After nearly a decade in the making, the U.S. FAA on December 16 issued its comprehensive rewrite of Part 23, setting in motion an entirely new approach to certifying small airplanes and products. FAA Administrator Michael Huerta, flanked by the heads of three general aviation manufacturers, announced the release of the new rule during a press conference at the U.S. Department of Transportation in Washington, D.C., saying it will “usher in a new era of safety and a new era of innovation in general aviation in the U.S.”
The rule, which takes effect in eight months, moves the FAA away from its long history of establishing detailed prescriptive standards for new products to a performance-based approach under which the agency establishes the performance objectives for new products and gives the manufacturer flexibility on how it meets those objectives.

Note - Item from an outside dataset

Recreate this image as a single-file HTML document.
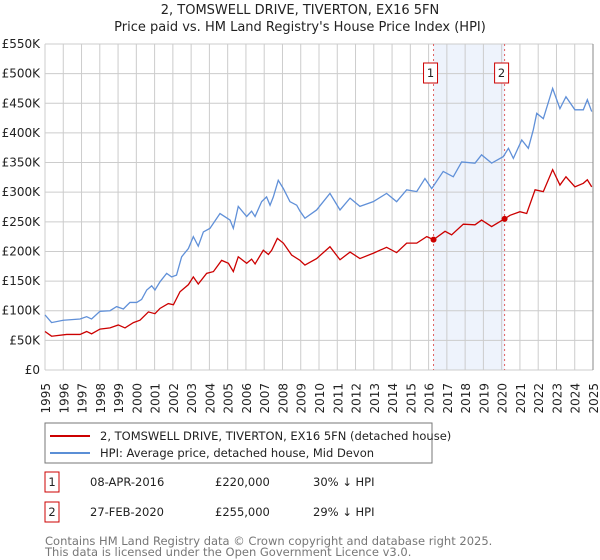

“There’s a simple idea at the heart of our new airworthiness standards: we don’t want to tell manufacturers how to build things,” Huerta said. “Instead of requiring certain technologies or designs, we’re defining the performance objectives we want to achieve.”
This approach, he said, represents a “fundamental shift in how the FAA approaches certification,” but a shift that he said is critical in increasing the U.S.'s role in innovation.
“This rule…is an exciting breakthrough for the aviation industry and our economy as a whole,” he said, noting that general aviation contributes $80 billion and 400,000 jobs to the nation's economy.
The rule applies to aircraft that weigh less than 19,000 pounds and with 19 or fewer seats. It opens the door for the use of standards established by an international ASTM committee, F44. More than 300 people representing aviation authorities from seven countries, manufacturers, design specialists and a range of other interested parties are part of the ASTM committee. In the past three years alone, that committee has agreed upon 21 standards and is ready to review its next set of technologies.
Manufacturers, however, wishing to protect proprietary intellectual property, can also work directly with the FAA to establish standards and meet performance objectives.
The rule provides flexibility on testing requirements, as long as the ultimate performance objective is met, noted Dorenda Baker, director of the FAA’s Aircraft Certification Service. Baker added that the rule will cut down on the number of special conditions required, since those conditions are designed to provide an alternate means of compliance to prescriptive standards.
General Aviation Manufacturers Association chairman and Piper Aircraft CEO Simon Caldecott, who participated in the December 16 press conference alongside Huerta, called the rule a model of good rulemaking. “This rule will allow Piper Aircraft to bring new safety-enhancing technologies and aircraft to our customer base without being held back by outdated…regulations.”
Hartzell Propeller president Joe Brown added that the previous regulations limited the ability for general aviation startups to get in the market, but the rule paves the way for new entrants. From an operator’s standpoint, he noted the rule will clear the way for the ability to obtain new safety technologies that are more readily available to the experimental community, which does not face the same certification requirements. “As a pilot I am positive the rate of innovation it is going to make aircraft more attractive to the customer base. It’s going to differentiate new from used,” he said, adding, “I see this as a jobs creator.”
Also appearing at the press conference was Brad Mottier, GE Aviation’s vice president and general manager for business and general aviation and integrated systems, who noted that the pace of technology is rapidly advancing and the rule will better equip the FAA to keep up with that. He cited additive manufacturing, electric and hybrid propulsion as areas that could advance more quickly. The rule, Mottier added, “is a testament to what we can accomplish when government and industry work hand in hand.”
Huerta agreed with this, and noted that people within the agency are “wildly enthusiastic” about the changes, because “we are all frustrated by how long" change takes.
But he also acknowledged that the rulemaking “was a huge undertaking, truly one of the most extensive and challenging rewrites ever tackled by our agency.”
“Today is truly a landmark day for the general aviation industry,” GAMA president and CEO Pete Bunce said of the release of the rule. “The rule is nothing less than a total rethinking of how our industry can bring new models of pistons diesels, turboprops, light jets and new electric and hybrid propulsion to market.”
Aircraft Owners and Pilots Association (AOPA) president Mark Baker called the rule “perhaps the most significant and pivotal” reform for the future of general aviation aircraft. But he also stressed that AOPA continues to seek reforms ease the approval process for retrofits.
While the rule will take eight months to take effect, Huerta and Baker said the agency has been moving toward a more performance-based approach and many of the elements already are in motion. Huerta added that he expects the rule to serve as a template for other certification areas, such as Part 27 governing helicopters.
Along with the new changes to the certification process, the final rule adopts additional standards for flight in icing conditions and other standards designed to help mitigate loss-of-control events, including enhanced stall characteristics and minimum control speed requirements.